STOCKTON, Calif. — A wife and mother of two, Dina Brambila is all about protection from the coronavirus.
"Not just for our health... but also, if we protect ourselves, we are protecting everyone else," said Brambila.
However, as manager of a community resource center in Modesto, she sometimes sees a lack of COVID-19 concern.
"They don't believe in the virus. I hear stories. 'This is a conspiracy.' I hear stories you know [that] this is just a made up virus," Brambila said.
Of the 991 cases of coronavirus in Stanislaus County, 66% or two out of every three are Latino.
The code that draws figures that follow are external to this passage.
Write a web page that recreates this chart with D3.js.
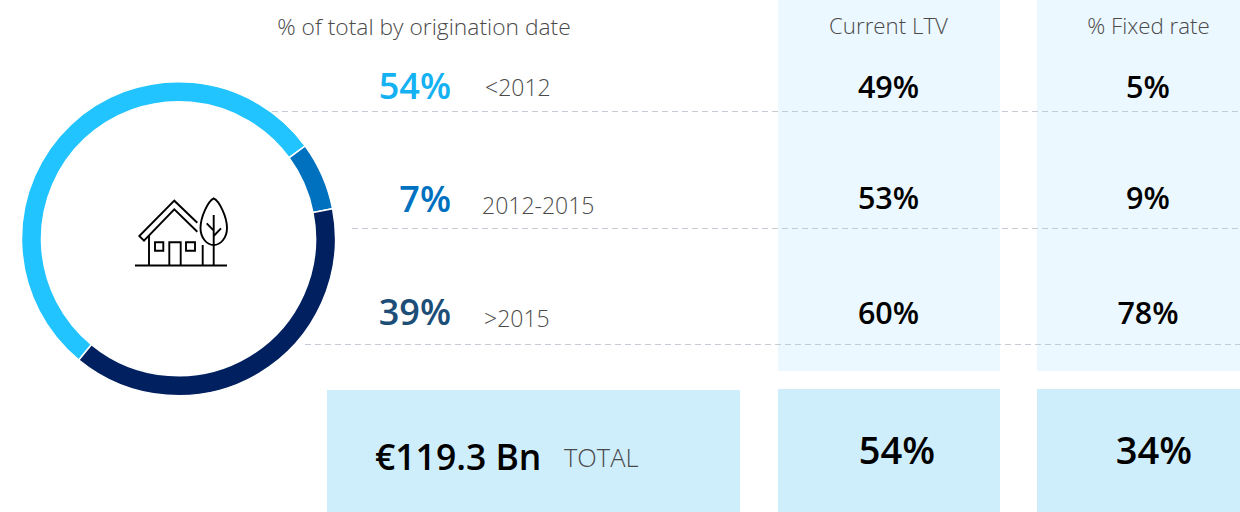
<!DOCTYPE html>
<html>
<head>
<meta charset="utf-8">
<script src="https://cdn.jsdelivr.net/npm/d3@7"></script>
<style>
  html, body { margin: 0; background: #fff; }
  svg { display: block; }
  text { font-family: "Open Sans", sans-serif; }
</style>
</head>
<body>
<svg id="chart" width="1240" height="512"></svg>
<script>
let periods = ['<2012', '2012-2015', '>2015'];
let shares = [54, 7, 39];
let currentLtv = [49, 53, 60];
let fixedRate = [5, 9, 78];
let totalLabel = '€119.3 Bn';
let totalWord = 'TOTAL';
let totalLtv = 54;
let totalFixed = 34;
let title = '% of total by origination date';
let ltvTitle = 'Current LTV';
let fixedTitle = '% Fixed rate';

let colors = d3.scaleOrdinal().domain(periods).range(['#22c4ff', '#0071bf', '#002060']);
let shareText = d3.scaleOrdinal().domain(periods).range(['#14b2f2', '#0071bf', '#1c4e77']);
let rowY = d3.scaleOrdinal().domain(periods).range([99, 211.5, 325]);
let labelY = d3.scaleOrdinal().domain(periods).range([96, 214, 327]);
let ruleY = d3.scaleOrdinal().domain(periods).range([111, 228, 344]);
let ruleX = d3.scaleOrdinal().domain(periods).range([272, 352, 305]);
let labelX = d3.scaleOrdinal().domain(periods).range([485, 482, 484]);
let valueY = d3.scaleOrdinal().domain(periods).range([98, 208.5, 324]);

let svg = d3.select('#chart');

// column panels
let panels = [
  [778, 0, 222, 371, '#ecf8ff'],
  [1037, 0, 203, 371, '#ecf8ff'],
  [327, 390, 413, 122, '#cfeefc'],
  [778, 389, 222, 123, '#cfeefc'],
  [1037, 389, 203, 123, '#cfeefc']
];
svg.selectAll('rect.panel').data(panels).join('rect')
  .attr('class', 'panel')
  .attr('x', (d) => d[0]).attr('y', (d) => d[1])
  .attr('width', (d) => d[2]).attr('height', (d) => d[3])
  .attr('fill', (d) => d[4]);

// dashed rules
svg.selectAll('line.rule').data(periods).join('line')
  .attr('class', 'rule')
  .attr('x1', (d) => ruleX(d)).attr('x2', 1240)
  .attr('y1', (d) => ruleY(d) + 0.5).attr('y2', (d) => ruleY(d) + 0.5)
  .attr('stroke', '#c6ccd6').attr('stroke-width', 1).attr('stroke-dasharray', '6 4');

// donut
let pie = d3.pie().sort(null).value((d) => d)
  .startAngle(219.4 * Math.PI / 180)
  .endAngle((219.4 + 360) * Math.PI / 180);
let arc = d3.arc().innerRadius(137).outerRadius(157);
let donut = svg.append('g').attr('transform', 'translate(178.5,238.7)');
pie(shares).forEach((d, i) => {
  donut.append('path')
    .attr('d', arc(d))
    .attr('fill', colors(periods[i]))
    .attr('stroke', '#fff')
    .attr('stroke-width', 1.5);
});

// house icon
let icon = svg.append('g')
  .attr('fill', 'none').attr('stroke', '#000').attr('stroke-width', 1.9);
icon.append('path').attr('d', 'M135 265.5H227');
icon.append('path').attr('d', 'M197.3 222.7L174.3 200.7L139.3 236L144 240.7L174.3 209.3L197.3 231.7');
icon.append('path').attr('d', 'M149 235V265.5M202.7 245V265.5');
icon.append('path').attr('d', 'M155 242.3H163.3V250.7H155ZM186 242.3H195V250.7H186ZM169.3 265.5V242.3H180.7V265.5');
icon.append('path').attr('d', 'M213.7 215V265.5M206.7 223.3L213.7 230.7M221 228.3L213.7 236');
icon.append('path').attr('d', 'M213.7 198.3C208 201 200.5 217 200.5 228C200.5 238 207 245 213.7 245C220.5 245 227 238 227 228C227 217 219.5 201 213.7 198.3Z');

function centered(x, y, text, size, weight, fill) {
  svg.append('text')
    .attr('x', x).attr('y', y)
    .attr('text-anchor', 'middle')
    .attr('font-size', size).attr('font-weight', weight)
    .attr('fill', fill)
    .text(text);
}

centered(424, 35, title, 22.8, 300, '#4a4a4a');
centered(888.5, 33.5, ltvTitle, 22.3, 300, '#4a4a4a');
centered(1148.5, 33.5, fixedTitle, 22.3, 300, '#4a4a4a');

periods.forEach((p, i) => {
  svg.append('text')
    .attr('x', 451).attr('y', rowY(p))
    .attr('text-anchor', 'end')
    .attr('font-size', 36).attr('font-weight', 600)
    .attr('fill', shareText(p))
    .text(`${shares[i]}%`);
  svg.append('text')
    .attr('x', labelX(p)).attr('y', labelY(p))
    .attr('font-size', 23).attr('font-weight', 300)
    .attr('fill', '#4a4a4a')
    .text(p);
  centered(888.5, valueY(p), `${currentLtv[i]}%`, 30.5, 600, '#000');
  centered(1148, valueY(p), `${fixedRate[i]}%`, 30.5, 600, '#000');
});

svg.append('text')
  .attr('x', 375).attr('y', 470)
  .attr('font-size', 35.5).attr('font-weight', 600)
  .attr('fill', '#000')
  .text(totalLabel);
svg.append('text')
  .attr('x', 564).attr('y', 467)
  .attr('font-size', 25.5).attr('font-weight', 300)
  .attr('fill', '#4a4a4a')
  .text(totalWord);
centered(897, 464, `${totalLtv}%`, 38, 600, '#000');
centered(1154, 464, `${totalFixed}%`, 38, 600, '#000');
</script>
</body>
</html>
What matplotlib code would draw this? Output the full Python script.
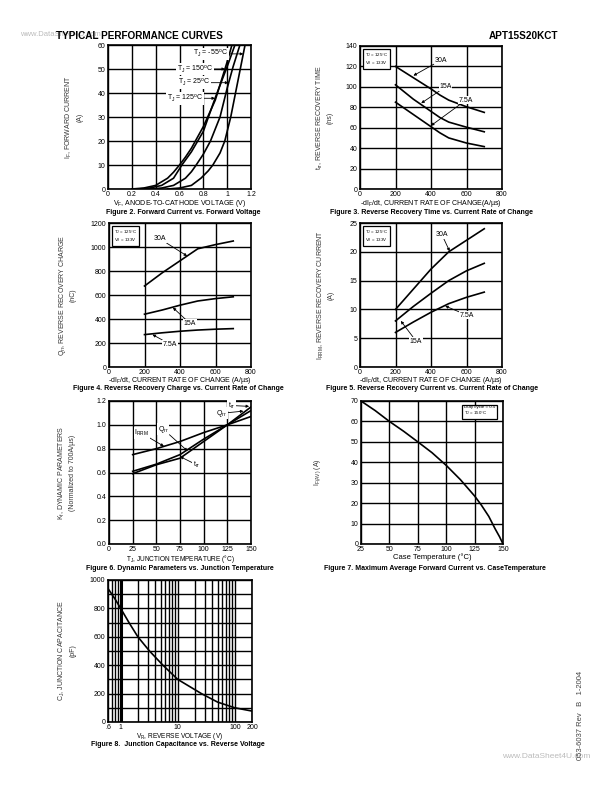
import matplotlib
matplotlib.use("Agg")
import matplotlib.pyplot as plt

plt.rcParams['font.family'] = ['Liberation Sans', 'DejaVu Sans']
plt.rcParams['mathtext.fontset'] = 'custom'
plt.rcParams['mathtext.rm'] = 'Liberation Sans'
plt.rcParams['mathtext.it'] = 'Liberation Sans:italic'
plt.rcParams['mathtext.bf'] = 'Liberation Sans:bold'

# ---- Figure 2: forward current vs forward voltage
vf_150 = [0.20, 0.30, 0.40, 0.50, 0.55, 0.60, 0.65, 0.70, 0.80, 0.90, 1.00, 1.04]
if_150 = [0, 0.4, 1.5, 4.5, 7, 10, 13.3, 17, 26, 37, 53, 60]
vf_125 = [0.25, 0.35, 0.45, 0.55, 0.62, 0.70, 0.80, 0.90, 1.00, 1.065]
if_125 = [0, 0.4, 1.5, 4.5, 10, 15.5, 24, 38, 51, 60]
vf_25 = [0.35, 0.45, 0.55, 0.65, 0.70, 0.74, 0.80, 0.86, 0.94, 1.00, 1.05, 1.107]
if_25 = [0, 0.4, 1.5, 4.5, 7.2, 10, 14.5, 20, 30, 42, 51, 60]
vf_m55 = [0.50, 0.60, 0.70, 0.78, 0.84, 0.88, 0.94, 0.98, 1.03, 1.07, 1.11, 1.15]
if_m55 = [0, 0.4, 1.5, 4.5, 7.5, 10, 15, 20, 30, 40, 50, 60]

# ---- Figures 3-5: vs -dIF/dt
didt = [200, 300, 400, 450, 500, 600, 700]
trr_30 = [120, 109, 98, 92, 87, 80.5, 75]
trr_15 = [102, 88, 76, 70, 65.5, 60.5, 56]
trr_7 = [85, 73, 61, 55, 50, 45, 41.5]

didt_q = [200, 300, 400, 500, 600, 700]
qrr_30 = [675, 785, 885, 985, 1020, 1050]
qrr_15 = [440, 475, 515, 550, 570, 585]
qrr_7 = [270, 285, 298, 308, 315, 320]

irrm_30 = [10, 13.5, 17, 20, 22, 24]
irrm_15 = [8, 10.5, 12.8, 15, 16.7, 18]
irrm_7 = [6, 7.8, 9.5, 11, 12.1, 13]

# ---- Figure 6: dynamic parameters vs Tj
tj = [25, 50, 75, 100, 125, 150]
kf_irrm = [0.75, 0.80, 0.86, 0.935, 1.0, 1.07]
kf_qrr = [0.61, 0.67, 0.75, 0.88, 1.0, 1.12]
kf_trr = [0.59, 0.665, 0.72, 0.86, 1.0, 1.15]

# ---- Figure 7: max average forward current vs case temp
tc = [25, 37.5, 50, 62.5, 75, 87.5, 100, 112.5, 125, 131, 137.5, 143, 147, 150]
ifav = [70, 65.3, 60, 55.2, 50, 44.7, 38.5, 31.5, 23.5, 19, 13.5, 7.5, 3.5, 0]

# ---- Figure 8: junction capacitance vs reverse voltage
vr = [0.6, 0.8, 1, 1.4, 2, 3.2, 5.5, 10, 26, 50, 100, 200]
cj = [940, 865, 800, 700, 600, 500, 400, 300, 200, 140, 100, 77]

fig = plt.figure(figsize=(6.12, 7.92), dpi=100)


def make_axes(left, top, right, bottom):
    ax = fig.add_axes([left / 612, 1 - bottom / 792, (right - left) / 612, (bottom - top) / 792])
    ax.grid(True, which='both', color='black', lw=1.0)
    ax.set_axisbelow(True)
    for s in ax.spines.values():
        s.set_linewidth(1.2)
    ax.tick_params(which='both', length=0, labelsize=5, pad=2)
    ax.tick_params(axis='x', pad=1.5)
    return ax


def ftext(x, y, s, **kw):
    fig.text(x / 612, 1 - y / 792, s, **kw)


def lab(ax, s, xy, xytext, fs=5):
    ax.annotate(s, xy=xy, xytext=xytext, fontsize=fs, ha='center', va='center',
                bbox=dict(boxstyle='square,pad=0.1', fc='white', ec='none'),
                arrowprops=dict(arrowstyle='-|>', lw=0.6, color='black',
                                mutation_scale=4, shrinkA=0, shrinkB=0))


def cond_box(ax, s, x, y, ha='left'):
    ax.text(x, y, s, transform=ax.transAxes, fontsize=3.2, ha=ha, va='top', linespacing=1.25,
            bbox=dict(boxstyle='square,pad=0.35', fc='white', ec='black', lw=0.9))


lw = 1.2


def xlabel(ax, s, y=-0.062, fs=5):
    ax.set_xlabel(s, fontsize=fs)
    ax.xaxis.set_label_coords(0.5, y)


def ylabel(ax, s, x, fs=5):
    ax.set_ylabel(s, fontsize=fs, color='#333333', linespacing=1.5)
    ax.yaxis.set_label_coords(x, 0.5)


# Figure 2
ax = make_axes(108, 45, 251, 189)
for v, i in [(vf_150, if_150), (vf_125, if_125), (vf_25, if_25), (vf_m55, if_m55)]:
    ax.plot(v, i, color='black', lw=lw)
ax.set_xlim(0, 1.2)
ax.set_ylim(0, 60)
ax.set_xticks([0, 0.2, 0.4, 0.6, 0.8, 1.0, 1.2])
ax.set_xticklabels(['0', '0.2', '0.4', '0.6', '0.8', '1', '1.2'])
ax.set_yticks(range(0, 61, 10))
lab(ax, r'T$_\mathregular{J}$ = -55$^\mathregular{o}$C', (1.135, 56.3), (0.86, 56.3))
lab(ax, r'T$_\mathregular{J}$ = 150$^\mathregular{o}$C', (0.982, 50), (0.73, 50))
lab(ax, r'T$_\mathregular{J}$ = 25$^\mathregular{o}$C', (1.01, 44.3), (0.72, 44.3))
lab(ax, r'T$_\mathregular{J}$ = 125$^\mathregular{o}$C', (0.898, 37.8), (0.646, 37.8))
ylabel(ax, 'I$_\\mathregular{F}$, FORWARD CURRENT\n(A)', -0.17)
xlabel(ax, 'V$_\\mathregular{F}$, ANODE-TO-CATHODE VOLTAGE (V)')

# Figure 3
ax = make_axes(360, 46, 502, 189)
for y in [trr_30, trr_15, trr_7]:
    ax.plot(didt, y, color='black', lw=lw)
ax.set_xlim(0, 800)
ax.set_ylim(0, 140)
ax.set_xticks(range(0, 801, 200))
ax.set_yticks(range(0, 141, 20))
lab(ax, '30A', (301, 111), (455, 126))
lab(ax, '15A', (345, 84), (482, 100))
lab(ax, '7.5A', (400, 62), (597, 87))
cond_box(ax, 'T$_\\mathregular{J}$ = 125°C\nV$_\\mathregular{R}$ = 133V', 0.035, 0.965)
ylabel(ax, 't$_\\mathregular{rr}$, REVERSE RECOVERY TIME\n(ns)', -0.183)
xlabel(ax, '-dI$_\\mathregular{F}$/dt, CURRENT RATE OF CHANGE(A/µs)')

# Figure 4
ax = make_axes(109, 223, 251, 367)
for y in [qrr_30, qrr_15, qrr_7]:
    ax.plot(didt_q, y, color='black', lw=lw)
ax.set_xlim(0, 800)
ax.set_ylim(0, 1200)
ax.set_xticks(range(0, 801, 200))
ax.set_yticks(range(0, 1201, 200))
lab(ax, '30A', (440, 925), (287, 1068))
lab(ax, '15A', (360, 495), (456, 363))
lab(ax, '7.5A', (245, 270), (344, 190))
cond_box(ax, 'T$_\\mathregular{J}$ = 125°C\nV$_\\mathregular{R}$ = 133V', 0.035, 0.965)
ylabel(ax, 'Q$_\\mathregular{rr}$, REVERSE RECOVERY CHARGE\n(nC)', -0.225)
xlabel(ax, '-dI$_\\mathregular{F}$/dt, CURRENT RATE OF CHANGE (A/µs)', y=-0.055)

# Figure 5
ax = make_axes(360, 223, 502, 367)
for y in [irrm_30, irrm_15, irrm_7]:
    ax.plot(didt_q, y, color='black', lw=lw)
ax.set_xlim(0, 800)
ax.set_ylim(0, 25)
ax.set_xticks(range(0, 801, 200))
ax.set_yticks(range(0, 26, 5))
lab(ax, '30A', (505, 20.1), (461, 23))
lab(ax, '7.5A', (480, 10.6), (602, 9))
lab(ax, '15A', (230, 8.0), (316, 4.5))
cond_box(ax, 'T$_\\mathregular{J}$ = 125°C\nV$_\\mathregular{R}$ = 133V', 0.035, 0.965)
ylabel(ax, 'I$_\\mathregular{RRM}$, REVERSE RECOVERY CURRENT\n(A)', -0.176)
xlabel(ax, '-dI$_\\mathregular{F}$/dt, CURRENT RATE OF CHANGE (A/µs)', y=-0.055)

# Figure 6
ax = make_axes(109, 401, 251, 544)
for y in [kf_irrm, kf_qrr, kf_trr]:
    ax.plot(tj, y, color='black', lw=lw)
ax.set_xlim(0, 150)
ax.set_ylim(0, 1.2)
ax.set_xticks(range(0, 151, 25))
ax.set_yticks([0, 0.2, 0.4, 0.6, 0.8, 1.0, 1.2])
ax.set_yticklabels(['0.0', '0.2', '0.4', '0.6', '0.8', '1.0', '1.2'])
lab(ax, 'I$_\\mathregular{RRM}$', (58, 0.82), (34.5, 0.93))
lab(ax, 'Q$_\\mathregular{rr}$', (83, 0.78), (57.4, 0.963))
lab(ax, 't$_\\mathregular{rr}$', (75, 0.734), (92.6, 0.664))
lab(ax, 't$_\\mathregular{rr}$', (148, 1.155), (129.6, 1.162))
lab(ax, 'Q$_\\mathregular{rr}$', (142, 1.115), (119, 1.097))
ylabel(ax, 'K$_\\mathregular{f}$, DYNAMIC PARAMETERS\n(Normalized to 700A/µs)', -0.232)
xlabel(ax, 'T$_\\mathregular{J}$, JUNCTION TEMPERATURE (°C)', y=-0.06, fs=4.7)

# Figure 7
ax = make_axes(361, 401, 503, 544)
ax.plot(tc, ifav, color='black', lw=lw)
ax.set_xlim(25, 150)
ax.set_ylim(0, 70)
ax.set_xticks(range(25, 151, 25))
ax.set_yticks(range(0, 71, 10))
cond_box(ax, 'Duty cycle = 0.5\nT$_\\mathregular{J}$ = 150°C', 0.725, 0.975)
ylabel(ax, 'I$_\\mathregular{F(AV)}$ (A)', -0.268)
xlabel(ax, 'Case Temperature (°C)', y=-0.065, fs=5.5)

# Figure 8
ax = make_axes(108, 580, 252, 722)
ax.plot(vr, cj, color='black', lw=lw)
ax.set_xscale('log')
ax.set_xlim(0.6, 200)
ax.set_ylim(0, 1000)
ax.set_xticks([0.6, 1, 10, 100, 200])
ax.set_xticklabels(['.6', '1', '10', '100', '200'])
ax.set_xticks([0.7, 0.8, 0.9, 2, 3, 4, 5, 6, 7, 8, 9,
               20, 30, 40, 50, 60, 70, 80, 90], minor=True)
ax.set_xticklabels([], minor=True)
ax.set_yticks(range(0, 1001, 200))
ax.set_yticks(range(100, 1000, 200), minor=True)
ax.axvline(1, color='black', lw=2.2, zorder=0.5)
ylabel(ax, 'C$_\\mathregular{J}$, JUNCTION CAPACITANCE\n(pF)', -0.218)
xlabel(ax, 'V$_\\mathregular{R}$, REVERSE VOLTAGE (V)', y=-0.06, fs=4.7)

# page text
ftext(20, 34, 'www.DataSheet4U.com', fontsize=5.5, color='#bbbbbb', va='center')
ftext(56, 36, 'TYPICAL PERFORMANCE CURVES', fontsize=7.2, fontweight='bold', va='center')
ftext(558, 36, 'APT15S20KCT', fontsize=7.2, fontweight='bold', va='center', ha='right')
ftext(590, 757, 'www.DataSheet4U.com', fontsize=6, color='#bbbbbb', va='center', ha='right')
ftext(581, 715, '053-6037 Rev   B   1-2004', fontsize=5.5, color='#444444', rotation=90,
      va='center', ha='center')

cap = dict(fontsize=5, fontweight='bold', ha='center', va='center')
ftext(183, 212, 'Figure 2. Forward Current vs. Forward Voltage', **cap)
ftext(432, 212, 'Figure 3. Reverse Recovery Time vs. Current Rate of Change', **cap)
ftext(178, 389, 'Figure 4. Reverse Recovery Charge vs. Current Rate of Change', **cap)
ftext(432, 389, 'Figure 5. Reverse Recovery Current vs. Current Rate of Change', **cap)
ftext(180, 568, 'Figure 6. Dynamic Parameters vs. Junction Temperature', **cap)
ftext(435, 568, 'Figure 7. Maximum Average Forward Current vs. CaseTemperature', **cap)
ftext(178, 745, 'Figure 8.  Junction Capacitance vs. Reverse Voltage', **cap)

fig.savefig('out.png', dpi=100)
Yamilet Valladolid, a Modesto area community networker, created a Facebook page in Spanish called "Espanol Informes de Coronavirus Stanislaus/Merced/San Joaquin" with information about the virus.
"How to talk to children about COVID[-19]. We also added resources as far as being able to look up information [and] local information as far as numbers," Valladolid said.
Valladolid believes the spike in Latino cases are because of three factors, labor, finances, and culture.
Many latinos are essential workers, either working in agriculture, construction or manufacturing and also working in close quarters.
For the financial factor, she says many lations are large families, multi-generational, and living under the same household.
She believes culture also plays a role.
"A lot of Latino's are very used to shaking hands, hugs, kisses and some people feel that it's rude if somebody wants to shake your hand [and] you say 'No, I'm not shaking hands,'" Valladolid said.
Dina Brambila says that, for the Latino community to know the virus is real, those who test positive for it need to talk about it.
Testing is also available in Sacramento at the Consulate General of Mexico via Elica's Mobile Clinic. It will be available through the month of June from Monday through Thursday, 8 a.m. to 4:30 p.m., regardless of immigration status or health insurance.